If you haven’t been following, the two companies have been doing battle in the court system for some time after Match Group failed to acquire Bumble twice — once in a deal that would have valued it at over $1 billion.

Bumble claimed Match then filed a lawsuit against it to make Bumble appear less attractive to other potential acquirers. Match’s suit claims Bumble infringed on patents around things like its use of a stack of profile cards, mutual opt-in and its swiped-based gestures — things Tinder had popularized in dating apps.

Bumble subsequently filed its own lawsuit in March 2018, this one claiming that Match used acquisition talks to fraudulently obtaining trade secrets. It says this is not a countersuit, but its own separate suit. (This is the one being discussed today by the companies.)

Match says it wasn’t served papers for Bumble’s suit. But Bumble CEO Whitney Wolfe had said they delayed serving papers to give Match a chance to settle.

After a failure to settle, Bumble announced on September 24, 2018 that it would be serving Match, and shared news of its IPO plans. The $400 million suit claims Match had asked for “confidential and trade secret information” in order to make a higher acquisition offer for Bumble, but that no subsequent offer came as result.

Match says Bumble asked the courts to drop its lawsuit just a few weeks after this announcement, and believes the whole thing is just a PR stunt around Bumble’s IPO.

Match today says it’s not opposed to the lawsuit being dropped. But it is now seeking declaratory judgements that will force these issues to be litigated in the right forums, it says.

It points out that Bumble had filed its state petition in Dallas County, rather than respond with counterclaims to Match’s suit in the Western District of Texas — “less than 100 miles from Bumble’s Austin headquarters.”

It asked the case to be transferred to federal courts in the Western District, where its IP case is pending.

Now, Match says that Bumble is asking the courts to drop its claims against Tinder’s parent company.

“We’re not opposing their request to dismiss their own claims, but we’re seeking declaratory judgements that will force these issues to be litigated in the right forums,” says a Match spokesperson. “As we say in section 132 of the amended counterclaim: ‘Match will not simply wait until Bumble decides whether or not it wants to pursue these claims – likely in connection with Bumble’s next media blitz. Match intends to litigate these baseless allegations now, and Match intends to conclusively disprove them.'”

Bumble responded this morning by saying it plans to continue to defend its business against Match.

“Match’s latest litigation filings are part of its ongoing campaign to slow down Bumble’s momentum in the market. Having tried and failed to acquire Bumble, Match now seems bent on trying to impair the very business it was so desperate to buy,” a Bumble spokesperson says. “Bumble is not intimidated and will continue to defend its business and users against Match’s misguided claims.”
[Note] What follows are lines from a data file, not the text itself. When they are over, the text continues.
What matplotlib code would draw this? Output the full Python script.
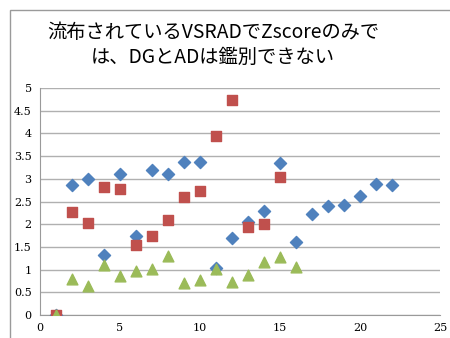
import matplotlib
matplotlib.use("Agg")
import matplotlib.pyplot as plt
from matplotlib.patches import Rectangle

# data
blue_x = list(range(1, 23))
blue_y = [0, 2.86, 3.0, 1.32, 3.11, 1.75, 3.19, 3.11, 3.37, 3.36, 1.04,
          1.69, 2.05, 2.30, 3.34, 1.61, 2.22, 2.39, 2.42, 2.63, 2.89, 2.87]

red_x = list(range(1, 16))
red_y = [0, 2.26, 2.02, 2.81, 2.78, 1.54, 1.75, 2.09, 2.59, 2.73, 3.95,
         4.74, 1.93, 2.0, 3.05]

green_x = list(range(1, 17))
green_y = [0, 0.79, 0.64, 1.10, 0.87, 0.97, 1.01, 1.31, 0.70, 0.77, 1.02,
           0.73, 0.88, 1.17, 1.28, 1.06]

title = "流布されているVSRADでZscoreのみで\nは、DGとADは鑑別できない"

fig = plt.figure(figsize=(4.5, 3.38), dpi=100)

# chart area border (runs off the right and bottom of the picture)
fig.patches.append(Rectangle((10 / 450, -0.1), 1.2, 1 - 10 / 338 + 0.1,
                             transform=fig.transFigure, fill=False,
                             edgecolor="#9a9a9a", linewidth=1.0))

ax = fig.add_axes([40 / 450, 23 / 338, 400 / 450, 227 / 338])

ax.scatter(blue_x, blue_y, marker="D", s=38, color="#4F81BD", zorder=3)
ax.scatter(red_x, red_y, marker="s", s=55, color="#C0504D", zorder=4)
ax.scatter(green_x, green_y, marker="^", s=60, color="#9BBB59", zorder=5)

ax.set_xlim(0, 25)
ax.set_ylim(0, 5)
ax.set_xticks([0, 5, 10, 15, 20, 25])
ax.set_yticks([0, 0.5, 1, 1.5, 2, 2.5, 3, 3.5, 4, 4.5, 5])
ax.set_yticklabels(["0", "0.5", "1", "1.5", "2", "2.5", "3", "3.5", "4", "4.5", "5"])
ax.yaxis.grid(True, color="#b0b0b0", linewidth=1.0)
ax.set_axisbelow(True)
ax.tick_params(length=0, labelsize=8, pad=6)
for lab in ax.get_xticklabels() + ax.get_yticklabels():
    lab.set_family("DejaVu Serif")

for side in ["top", "right"]:
    ax.spines[side].set_visible(False)
ax.spines["left"].set_color("#9a9a9a")
ax.spines["bottom"].set_color("#9a9a9a")

fig.text(213 / 450, 1 - 45 / 338, title, ha="center", va="center",
         multialignment="center", fontsize=13.9,
         family=["Noto Sans CJK JP", "DejaVu Sans"], linespacing=1.25)

fig.savefig("out.png", dpi=100)
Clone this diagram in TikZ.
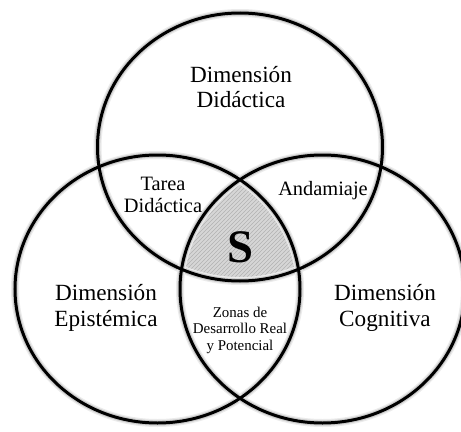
\documentclass[tikz,border=0pt]{standalone}
\usepackage{fontspec}
\setmainfont{Liberation Serif}
\usetikzlibrary{patterns}

\begin{document}
\begin{tikzpicture}[
    x=0.75pt, y=-0.75pt,
    ringsize/.style={x radius=142.5, y radius=134},
    ring/.style={line width=2.25pt},
    glowwide/.style={line width=6pt, black!8},
    glownarrow/.style={line width=4pt, black!20},
    dimlbl/.style={align=center, font=\fontsize{17.4}{19.2}\selectfont},
    pairlbl/.style={align=center, font=\fontsize{15.3}{16.5}\selectfont},
    smalllbl/.style={align=center, font=\fontsize{11.2}{12.4}\selectfont},
    corelbl/.style={font=\fontsize{35}{40}\selectfont\bfseries},
]
\useasboundingbox (0,0) rectangle (461,432);

\coordinate (cdid) at (240,147);
\coordinate (cepi) at (157.5,289);
\coordinate (ccog) at (322.5,289);

% shaded core
\begin{scope}
\clip (cdid) ellipse [ringsize];
\clip (cepi) ellipse [ringsize];
\fill[black!16] (ccog) ellipse [ringsize];
\fill[pattern=north east lines, pattern color=black!30] (ccog) ellipse [ringsize];
\end{scope}

% soft shadow, then rings
\foreach \c in {cdid, cepi, ccog} {
    \draw[glowwide] (\c) ellipse [ringsize];
    \draw[glownarrow] (\c) ellipse [ringsize];
}
\foreach \c in {cdid, cepi, ccog}
    \draw[ring] (\c) ellipse [ringsize];

\node[dimlbl] (didlbl) at (241,87) {Dimensión\\Didáctica};
\node[dimlbl] (epilbl) at (106,308) {Dimensión\\Epistémica};
\node[dimlbl] (coglbl) at (385,308) {Dimensión\\Cognitiva};

\node[pairlbl] (tarea) at (163,195) {Tarea\\Didáctica};
\node[pairlbl] (andam) at (323,191) {Andamiaje};
\node[smalllbl] (zonas) at (240,330) {Zonas de\\Desarrollo Real\\y Potencial};

\node[corelbl] (core) at (240,247) {S};
\end{tikzpicture}
\end{document}
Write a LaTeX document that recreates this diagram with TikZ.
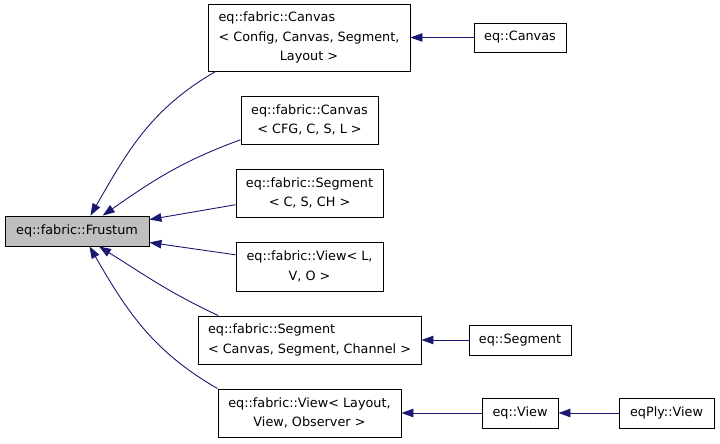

It declined to comment on how, but we understand that the change from a state court system to federal courts is in play here. Bumble wanted to litigate at the state level, which means it has to dismiss its claims in the federal courts. Match could then accurately say Bumble’s lawsuit is being dropped, but that doesn’t necessarily mean Bumble’s plans have changed.

We understand that Bumble is now preparing to refile its case in the state court system, but it hasn’t done so yet.